Over the past week or two I've been watching DVDs of a curious artifact in the history of American TV: Playboy After Dark, a variety show that was hosted by Playboy magazine's publisher and editor Hugh Hefner. They are fascinating time capsules.

The show had two incarnations. In 1959-60 it ran for one year under the name Playboy's Penthouse. The DVD collection contains a long, self-congratulatory yet revealing interview with Hefner in which he talks about the genesis of the show. His desire was to be the personification of the ideal Playboy man, and thus he remade himself to fit that image. The show was a representation of a cocktail party at his bachelor pad, with beautiful girls strategically placed like furniture and young men in tuxedos, listening to jazz and talking about the issues of the day.

This seems quaint now, but there is a very appealing aspect to the show, especially since the period is somewhat in vogue now, due to Mad Men. The first volume of DVDs contain two shows from this period. One of them is dominated by the talent of Sammy Davis Jr., who performs in his inimitable style. Hefner mentions in the interview that the show was not carried on stations in Southern states, because the show had whites and blacks intermingling as equals. The other, in retrospect, packs quite a wallop, featuring Lenny Bruce, Ella Fitzgerald, and Nat King Cole (who doesn't sing). Since the show is set up as a party, Bruce does his thing sitting on a sofa, surrounded by listening guests. Author Rona Jaffe is also a guest, discussing her new book, and Hefner shows a clip from the movie that was made from it (he shows it from a projector onto a screen on the wall). My favorite part was when composer Cy Coleman (who wrote the theme of the show) performs his new song, which was just about to be recorded by Frank Sinatra--"The Best Is Yet to Come."

The attitudes of swells of the late fifties are on full display here, including a snooty attitude toward rock and roll (the Playboy man of that time dug jazz). But when the show returned ten years later, rock was embraced, as it was the time of psychedelia. The name was changed to Playboy After Dark, no doubt because the Penthouse name had been co-opted by Bob Guccione, and the show now reflected the times, looking a lot like Laugh-In--lots of kaleidoscope images, girls in miniskirts, and men in ruffled shirts and medallions.

The shows were mixtures of comedy and music, with the emphasis on the latter, and since different styles were straddled there were some interesting pairings. In one episode a barefoot Linda Ronstadt belted out some country tunes, and then later joined smooth-voiced jazz singer Billy Eckstine for a duet on "God Bless the Child." Joe Cocker and the Grease Band were another musical guest. On another show Sonny and Cher, Vic Damone, and Canned Heat were all guests, and played a game with Hef in which they described what animals they would be (Sonny, with Cher giving him a malevolent stare, said he would be a cat).

The comedy sequences don't hold up well.

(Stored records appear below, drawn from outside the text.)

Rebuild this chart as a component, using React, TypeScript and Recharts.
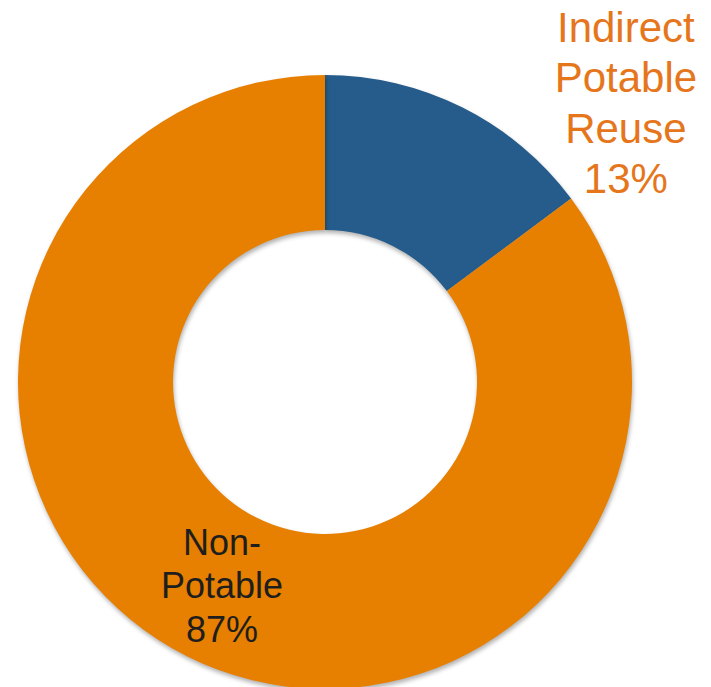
import React from 'react';
import { PieChart, Pie, Cell } from 'recharts';

const categories = ['Indirect Potable Reuse', 'Non-Potable'];
const values = [14.8, 85.2];
const labelLines = [
  ['Indirect', 'Potable', 'Reuse', '13%'],
  ['Non-', 'Potable', '87%'],
];
const colors = ['#265C8B', '#E77F00'];

const data = categories.map((name, i) => ({ name, value: values[i] }));

const FONT = '"Liberation Sans", Arial, sans-serif';

const renderLabel = (props: any) => {
  const { cx, cy, midAngle, innerRadius, outerRadius, index } = props;
  const lines = labelLines[index];
  if (index === 0) {
    const x = cx + outerRadius * 0.98;
    const yMid = cy - outerRadius * 0.862;
    const lh = 50.5;
    const y0 = yMid - ((lines.length - 1) * lh) / 2;
    return (
      <text x={x} y={y0} textAnchor="middle" fill="#E5761C" fontFamily={FONT} fontSize={42}>
        {lines.map((l, k) => (
          <tspan key={k} x={x} y={y0 + k * lh}>{l}</tspan>
        ))}
      </text>
    );
  }
  const RAD = Math.PI / 180;
  const r = (innerRadius + outerRadius) / 2;
  const x = cx + r * Math.cos(-midAngle * RAD);
  const yc = cy + r * Math.sin(-midAngle * RAD);
  const lh = 43.5;
  const y0 = yc - ((lines.length - 1) * lh) / 2 + 11;
  return (
    <text x={x} y={y0} textAnchor="middle" fill="#1E1E1E" fontFamily={FONT} fontSize={36}>
      {lines.map((l, k) => (
        <tspan key={k} x={x} y={y0 + k * lh}>{l}</tspan>
      ))}
    </text>
  );
};

export default function App() {
  return (
    <div style={{ position: 'absolute', left: 0, top: 0, width: 711, height: 687, background: '#fff' }}>
      <style>{'.recharts-pie-sector{filter:drop-shadow(1px 3px 2px rgba(0,0,0,0.3));}'}</style>
      <PieChart width={711} height={687} margin={{ top: 0, right: 0, bottom: 0, left: 0 }}>
        <Pie
          data={data}
          dataKey="value"
          nameKey="name"
          cx={325}
          cy={382}
          innerRadius={152}
          outerRadius={307}
          startAngle={90}
          endAngle={-270}
          stroke="none"
          label={renderLabel}
          labelLine={false}
          isAnimationActive={false}
        >
          {data.map((d, i) => (
            <Cell key={d.name} fill={colors[i]} stroke="none" />
          ))}
        </Pie>
      </PieChart>
    </div>
  );
}
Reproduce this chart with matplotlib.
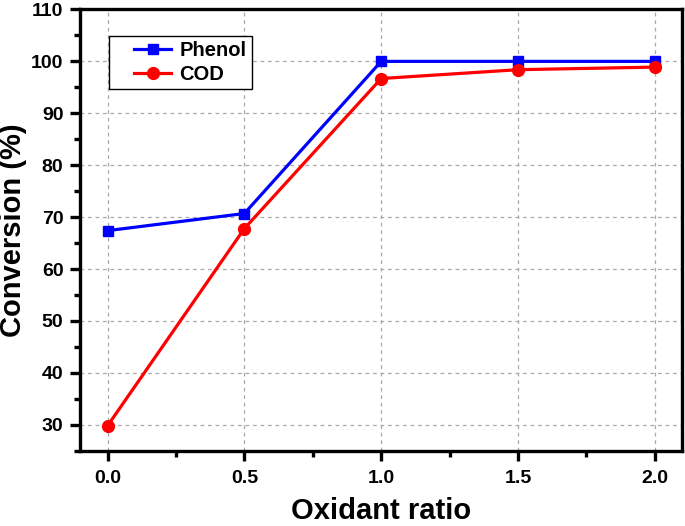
import matplotlib.pyplot as plt
from matplotlib.ticker import MultipleLocator
from matplotlib.legend_handler import HandlerLine2D

# Data
oxidant_ratio = [0.0, 0.5, 1.0, 1.5, 2.0]
phenol = [67.4, 70.7, 100.0, 100.0, 100.0]
cod = [29.8, 67.8, 96.7, 98.4, 98.9]

plt.rcParams['font.family'] = ['Liberation Sans', 'DejaVu Sans']
plt.rcParams['font.weight'] = 'bold'


# legend handle drawn in the right part of the handle box (leaves a wide left gap)
class RightLine(HandlerLine2D):
    def get_xdata(self, legend, xdescent, ydescent, width, height, fontsize):
        x1 = -xdescent + width
        x0 = x1 - width * 0.65
        xdata = [x0, x1]
        return xdata, [0.5 * (x0 + x1)]


fig = plt.figure(figsize=(6.85, 5.26), dpi=100)
ax = fig.add_axes([0.117, 0.143, 0.879, 0.839])

l1, = ax.plot(oxidant_ratio, phenol, color='#0000ff', lw=2.3, marker='s', ms=7.5, label='Phenol', zorder=3)
l2, = ax.plot(oxidant_ratio, cod, color='#ff0000', lw=2.3, marker='o', ms=8.5, label='COD', zorder=3)

ax.set_xlim(-0.1, 2.1)
ax.set_ylim(25, 110)
ax.xaxis.set_major_locator(MultipleLocator(0.5))
ax.xaxis.set_minor_locator(MultipleLocator(0.25))
ax.yaxis.set_major_locator(MultipleLocator(10))
ax.yaxis.set_minor_locator(MultipleLocator(5))
ax.xaxis.set_major_formatter(plt.FormatStrFormatter('%.1f'))

ax.grid(True, which='major', ls=(0, (3, 3)), color='#a8a8a8', lw=0.9)
ax.set_axisbelow(True)

for s in ax.spines.values():
    s.set_linewidth(2.4)
ax.tick_params(which='major', direction='out', length=7, width=2.4, labelsize=14, pad=5)
ax.tick_params(axis='x', which='major', pad=7)
ax.tick_params(which='minor', direction='out', length=4, width=2.4)
ax.tick_params(top=False, right=False)

ax.set_xlabel('Oxidant ratio', fontsize=21, fontweight='bold', labelpad=7)
ax.set_ylabel('Conversion (%)', fontsize=21, fontweight='bold', labelpad=3)

leg = ax.legend(handler_map={l1: RightLine(), l2: RightLine()},
                loc='upper left', bbox_to_anchor=(0.048, 0.939), borderaxespad=0,
                fontsize=14.5, fancybox=False, edgecolor='black', framealpha=1,
                handlelength=2.85, borderpad=0.25, labelspacing=0.25, handletextpad=0.4)
leg.get_frame().set_linewidth(1.0)

fig.savefig('out.png', dpi=100)
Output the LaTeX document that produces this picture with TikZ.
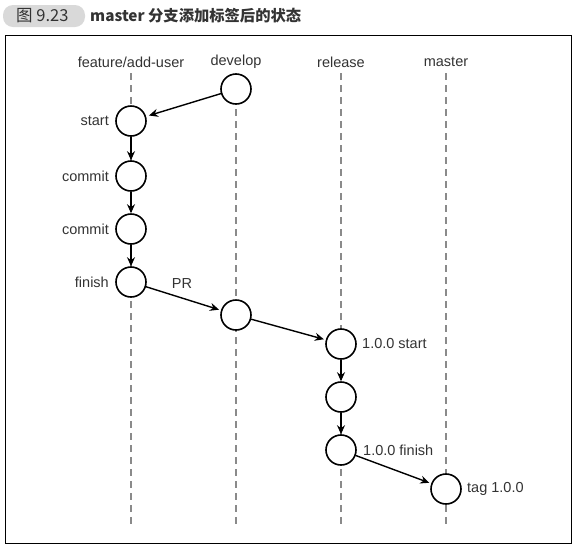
\documentclass[tikz,border=0pt]{standalone}
\usepackage{fontspec}
\setmainfont{Liberation Sans}
\newfontfamily\cjk{Noto Sans CJK SC}
\usetikzlibrary{arrows.meta}
\definecolor{txt}{HTML}{333333}
\definecolor{dashgray}{HTML}{8A8A8A}
\definecolor{badge}{HTML}{D9D9D9}
\begin{document}
\begin{tikzpicture}[x=1pt,y=-1pt,
  commitnode/.style={circle,draw=black,line width=1.6pt,fill=white,minimum size=30pt,inner sep=0pt},
  lbl/.style={text=txt,font=\fontsize{14.5}{16}\selectfont,inner sep=0pt},
  lane/.style={dashgray,line width=1.6pt,dash pattern=on 7pt off 5pt},
  link/.style={line width=1.4pt,-{Stealth[length=9pt,width=8pt]}}]
\useasboundingbox (0,0) rectangle (579,550);
% title
\node[fill=badge,rounded corners=10pt,minimum width=82pt,minimum height=22pt,inner sep=0pt] (badge) at (44,16) {};
\node[text=txt,font=\cjk\fontsize{16.5}{18}\selectfont,anchor=west,inner sep=0pt] (fig) at (16,16) {图 9.23};
\node[text=txt,font=\cjk\bfseries\fontsize{15.3}{17}\selectfont,anchor=west,inner sep=0pt] (title) at (90,16) {master 分支添加标签后的状态};
% frame
\draw[line width=1pt] (5,35) rectangle (571,543);
% branch headers
\node[lbl] (hf) at (131,62) {feature/add-user};
\node[lbl] (hd) at (236,62) {develop};
\node[lbl] (hr) at (341,62) {release};
\node[lbl] (hm) at (446,62) {master};
% lanes
\coordinate (ft) at (131,73); \coordinate (fb) at (131,525);
\coordinate (dt) at (236,73); \coordinate (db) at (236,525);
\coordinate (rt) at (341,73); \coordinate (rb) at (341,525);
\coordinate (mt) at (446,73); \coordinate (mb) at (446,525);
\draw[lane] (ft) -- (fb);
\draw[lane] (dt) -- (db);
\draw[lane] (rt) -- (rb);
\draw[lane] (mt) -- (mb);
% commits
\node[commitnode] (d1) at (236,89) {};
\node[commitnode] (s) at (131,121) {};
\node[commitnode] (c1) at (131,176) {};
\node[commitnode] (c2) at (131,229) {};
\node[commitnode] (f) at (131,282) {};
\node[commitnode] (d2) at (236,315) {};
\node[commitnode] (r1) at (341,344) {};
\node[commitnode] (r2) at (341,397) {};
\node[commitnode] (r3) at (341,450) {};
\node[commitnode] (m1) at (446,489) {};
% labels
\node[lbl,anchor=east] (ls) at (109,121) {start};
\node[lbl,anchor=east] (lc1) at (109,176) {commit};
\node[lbl,anchor=east] (lc2) at (109,229) {commit};
\node[lbl,anchor=east] (lf) at (109,282) {finish};
\node[lbl] (lpr) at (182,284) {PR};
\node[lbl,anchor=west] (lr1) at (362,344) {1.0.0 start};
\node[lbl,anchor=west] (lr3) at (363,450) {1.0.0 finish};
\node[lbl,anchor=west] (lm) at (467,489) {tag 1.0.0};
% links
\draw[link,shorten >=3pt] (d1) -- (s);
\draw[link] (s) -- (c1);
\draw[link] (c1) -- (c2);
\draw[link] (c2) -- (f);
\draw[link,shorten >=2pt] (f) -- (d2);
\draw[link,shorten >=2pt] (d2) -- (r1);
\draw[link] (r1) -- (r2);
\draw[link] (r2) -- (r3);
\draw[link,shorten >=2pt] (r3) -- (m1);
\end{tikzpicture}
\end{document}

Mostly they are visits by established talk-show denizens such as Louis Nye, Dick Shawn, and Larry Storch, doing mild bits that didn't seem that funny even then. Sid Caesar does some voices, and Mort Sahl talks about the politics of sex. A nadir is when Rex Reed, flamboyant in a white suit, does some improv with Patty Duke.

As with the earlier show, one of the later episodes is dominated by Davis. He joins Anthony Newley for a medley, with Bill Cosby vamping behind them, and then is surprised by Jerry Lewis and Peter Lawford. The standard show-biz schmoozing commences, with Davis, referring to men as "cats" telling Hef how much Lewis means to him, and then joining him for a song.

These shows are pretty fascinating, not only for the talent involved but what they say about times gone by. I've been reading Playboy for thirty-five years and am not about to stop, but I recognize its weaknesses. The editorial board may support feminism, but they can't eradicate the essential sexism of the whole enterprise, which is magnified by these shows. The models are adornment, with blank stares on their faces. In the later years Barbi Benton was Hef's girlfriend, and she is like an appendage, staring up at him with an admiring gaze that suggests she's been drugged or hypnotized. This also represents a time when Playboy was much more relevant--in one show Hef shows off a model of the DC-9 the company had purchased. That plane was sold long ago, as the magazine's circulation dropped (and continues to drop). At one time they sold seven million copies a month, several times what they do now.

Comments

  1. Have you seen the segment when George Carlin does standup on it? It was on YouTube a while back (deleted months ago) and it was quite fascinating to see. It was in the middle of his transformation from conventional to groundbreaking comedian; he'd grown the beard, but he actually still looked quite different from what most people knew him to look like from the early 1970s.

    His routine is mainly a segment from what would be his 'AM/FM' album, would've been quite cutting edge for a 1970 TV show.